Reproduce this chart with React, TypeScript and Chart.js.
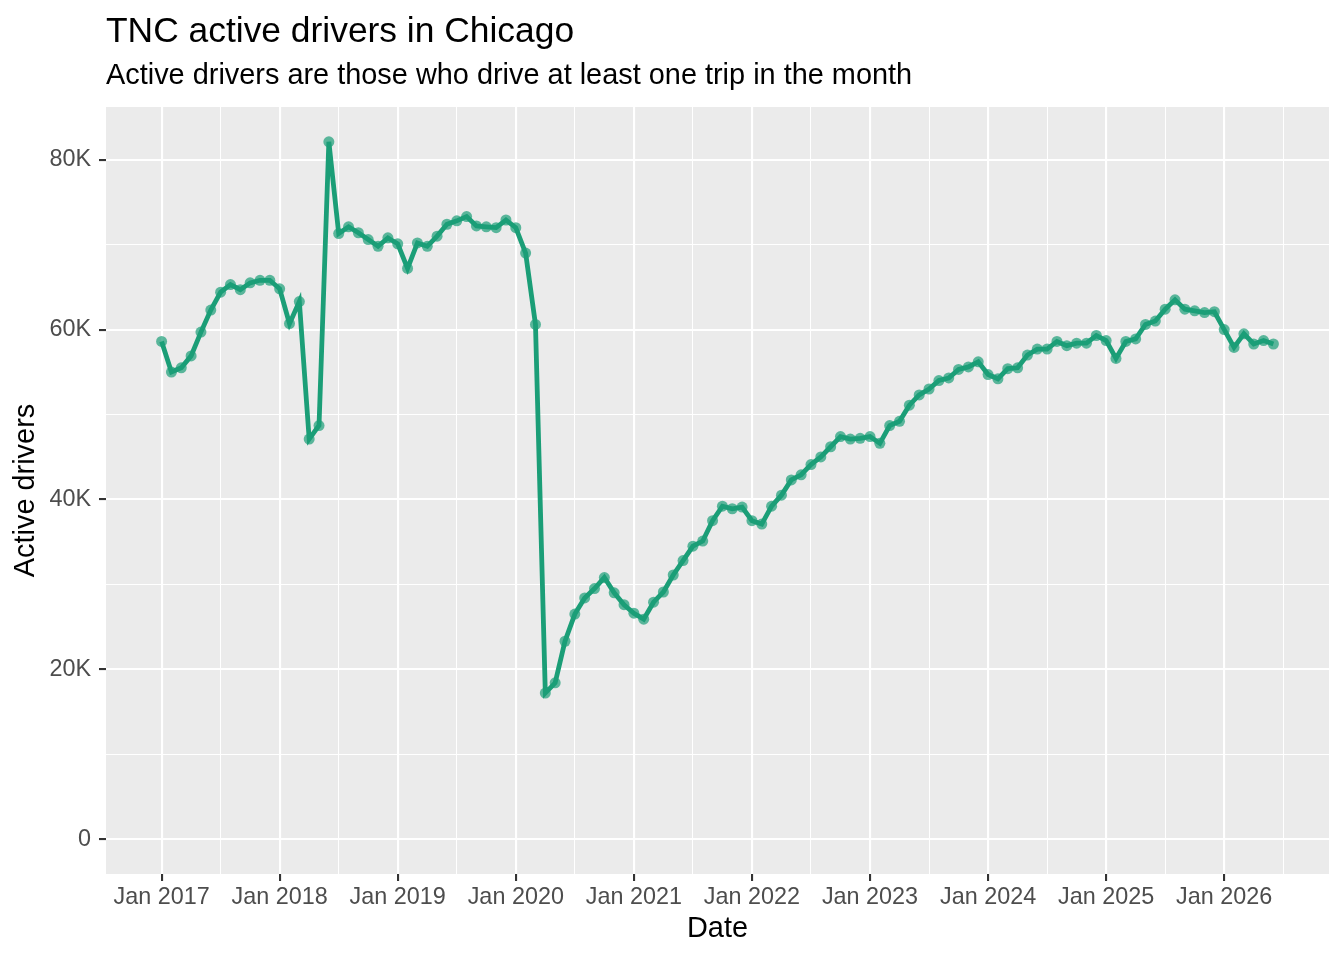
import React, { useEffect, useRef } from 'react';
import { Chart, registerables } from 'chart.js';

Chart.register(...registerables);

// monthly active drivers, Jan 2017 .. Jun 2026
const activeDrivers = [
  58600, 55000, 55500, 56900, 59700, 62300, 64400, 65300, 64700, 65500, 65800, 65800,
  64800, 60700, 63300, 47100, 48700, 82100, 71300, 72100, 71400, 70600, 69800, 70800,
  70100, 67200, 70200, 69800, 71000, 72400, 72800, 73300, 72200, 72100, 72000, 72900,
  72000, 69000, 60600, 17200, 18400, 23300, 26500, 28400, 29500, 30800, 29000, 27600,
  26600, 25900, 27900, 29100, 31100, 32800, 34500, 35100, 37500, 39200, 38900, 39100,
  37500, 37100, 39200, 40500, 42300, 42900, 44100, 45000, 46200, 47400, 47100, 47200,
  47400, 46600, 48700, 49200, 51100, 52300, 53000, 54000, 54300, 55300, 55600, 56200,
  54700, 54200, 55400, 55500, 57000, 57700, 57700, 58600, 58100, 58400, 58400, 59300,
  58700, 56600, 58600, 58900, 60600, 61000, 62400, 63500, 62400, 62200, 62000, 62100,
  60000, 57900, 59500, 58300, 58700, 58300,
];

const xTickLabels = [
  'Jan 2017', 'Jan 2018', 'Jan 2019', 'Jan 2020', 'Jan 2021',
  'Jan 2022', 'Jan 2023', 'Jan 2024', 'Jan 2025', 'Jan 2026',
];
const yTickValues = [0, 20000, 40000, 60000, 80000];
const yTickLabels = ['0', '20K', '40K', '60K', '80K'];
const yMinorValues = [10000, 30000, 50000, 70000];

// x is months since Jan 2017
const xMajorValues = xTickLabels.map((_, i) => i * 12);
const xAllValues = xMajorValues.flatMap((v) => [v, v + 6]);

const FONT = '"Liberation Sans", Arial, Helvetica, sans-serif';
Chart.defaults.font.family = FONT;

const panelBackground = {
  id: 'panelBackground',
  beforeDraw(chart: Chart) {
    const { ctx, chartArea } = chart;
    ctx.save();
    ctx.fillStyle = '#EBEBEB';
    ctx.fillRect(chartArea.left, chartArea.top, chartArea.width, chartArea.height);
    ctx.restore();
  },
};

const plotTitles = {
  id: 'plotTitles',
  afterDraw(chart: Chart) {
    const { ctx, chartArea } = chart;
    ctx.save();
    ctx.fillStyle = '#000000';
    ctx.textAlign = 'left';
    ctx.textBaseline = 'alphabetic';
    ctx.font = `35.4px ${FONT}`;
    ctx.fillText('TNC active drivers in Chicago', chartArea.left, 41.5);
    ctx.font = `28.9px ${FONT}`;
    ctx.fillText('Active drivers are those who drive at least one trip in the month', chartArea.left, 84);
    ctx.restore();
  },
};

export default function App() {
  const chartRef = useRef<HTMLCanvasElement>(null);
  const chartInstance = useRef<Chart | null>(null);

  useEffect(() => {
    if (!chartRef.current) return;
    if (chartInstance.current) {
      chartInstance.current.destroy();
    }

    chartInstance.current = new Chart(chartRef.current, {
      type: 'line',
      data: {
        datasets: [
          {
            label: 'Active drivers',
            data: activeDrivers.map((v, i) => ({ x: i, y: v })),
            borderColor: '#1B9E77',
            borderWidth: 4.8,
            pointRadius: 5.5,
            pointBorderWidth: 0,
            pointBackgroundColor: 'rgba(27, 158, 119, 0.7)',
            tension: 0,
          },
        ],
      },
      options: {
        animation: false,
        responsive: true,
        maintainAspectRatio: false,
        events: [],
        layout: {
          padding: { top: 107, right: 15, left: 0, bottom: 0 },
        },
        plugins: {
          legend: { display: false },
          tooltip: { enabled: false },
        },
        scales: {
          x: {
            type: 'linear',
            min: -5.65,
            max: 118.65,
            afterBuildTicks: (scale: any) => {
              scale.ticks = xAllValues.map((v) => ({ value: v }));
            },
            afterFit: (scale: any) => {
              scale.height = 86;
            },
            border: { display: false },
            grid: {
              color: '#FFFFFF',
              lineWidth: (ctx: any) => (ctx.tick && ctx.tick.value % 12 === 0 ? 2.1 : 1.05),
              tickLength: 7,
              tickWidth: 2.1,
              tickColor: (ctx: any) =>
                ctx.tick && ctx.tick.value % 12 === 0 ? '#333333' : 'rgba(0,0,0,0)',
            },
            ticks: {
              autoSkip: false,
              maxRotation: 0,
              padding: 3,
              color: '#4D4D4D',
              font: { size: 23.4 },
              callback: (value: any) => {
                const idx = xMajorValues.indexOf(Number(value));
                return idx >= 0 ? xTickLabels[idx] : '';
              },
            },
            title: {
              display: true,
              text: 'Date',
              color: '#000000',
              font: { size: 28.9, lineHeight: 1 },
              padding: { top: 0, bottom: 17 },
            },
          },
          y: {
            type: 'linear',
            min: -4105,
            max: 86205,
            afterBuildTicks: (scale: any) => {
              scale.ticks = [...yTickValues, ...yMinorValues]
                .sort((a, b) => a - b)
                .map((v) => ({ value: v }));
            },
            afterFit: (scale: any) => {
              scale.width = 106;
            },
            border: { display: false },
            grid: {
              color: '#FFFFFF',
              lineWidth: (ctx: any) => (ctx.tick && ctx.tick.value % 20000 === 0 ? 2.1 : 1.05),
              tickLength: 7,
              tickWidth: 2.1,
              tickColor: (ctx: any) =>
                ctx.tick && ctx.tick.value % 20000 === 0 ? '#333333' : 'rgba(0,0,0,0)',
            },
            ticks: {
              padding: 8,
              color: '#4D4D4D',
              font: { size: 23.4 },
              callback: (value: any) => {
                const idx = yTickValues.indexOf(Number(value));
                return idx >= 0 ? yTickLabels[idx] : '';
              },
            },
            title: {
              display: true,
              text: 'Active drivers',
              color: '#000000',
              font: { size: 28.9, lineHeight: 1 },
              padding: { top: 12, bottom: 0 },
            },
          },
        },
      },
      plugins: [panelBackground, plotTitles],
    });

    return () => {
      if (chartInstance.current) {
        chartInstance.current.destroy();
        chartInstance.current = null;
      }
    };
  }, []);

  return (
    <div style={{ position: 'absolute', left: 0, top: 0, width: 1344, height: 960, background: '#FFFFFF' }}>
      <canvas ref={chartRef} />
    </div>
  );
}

══════

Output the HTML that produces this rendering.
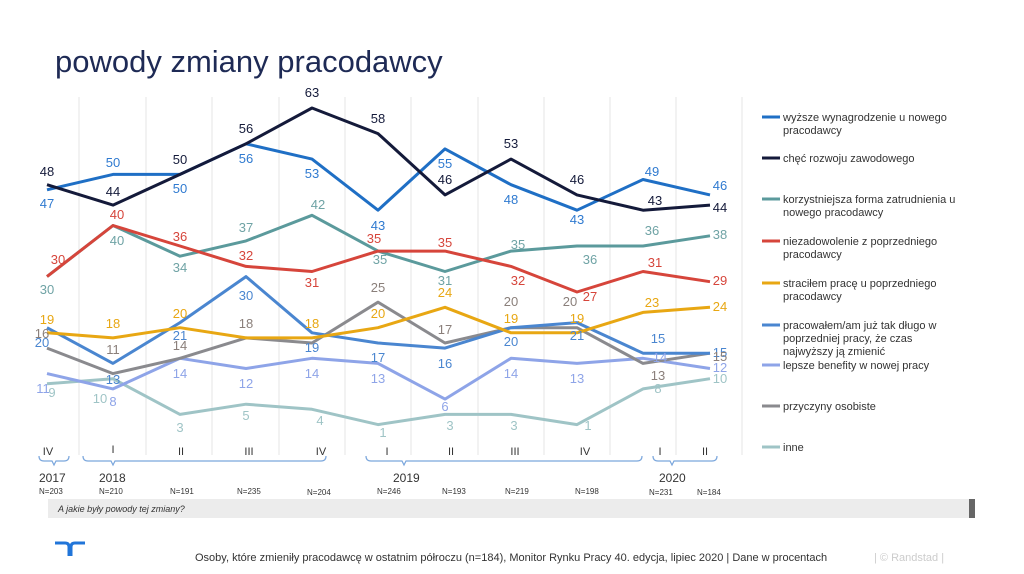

══════

-- DO THIS --
Nothing but the lines from the one containing "Reproduce this chart" through the one containing "Chart.register(...registerables);" should appear in your copy, exactly as written and without pictures.

-- PROBLEM SOLUTION --
Reproduce this chart with React, TypeScript and Chart.js.
import React, { useEffect, useRef } from 'react';
import { Chart, registerables } from 'chart.js';

Chart.register(...registerables);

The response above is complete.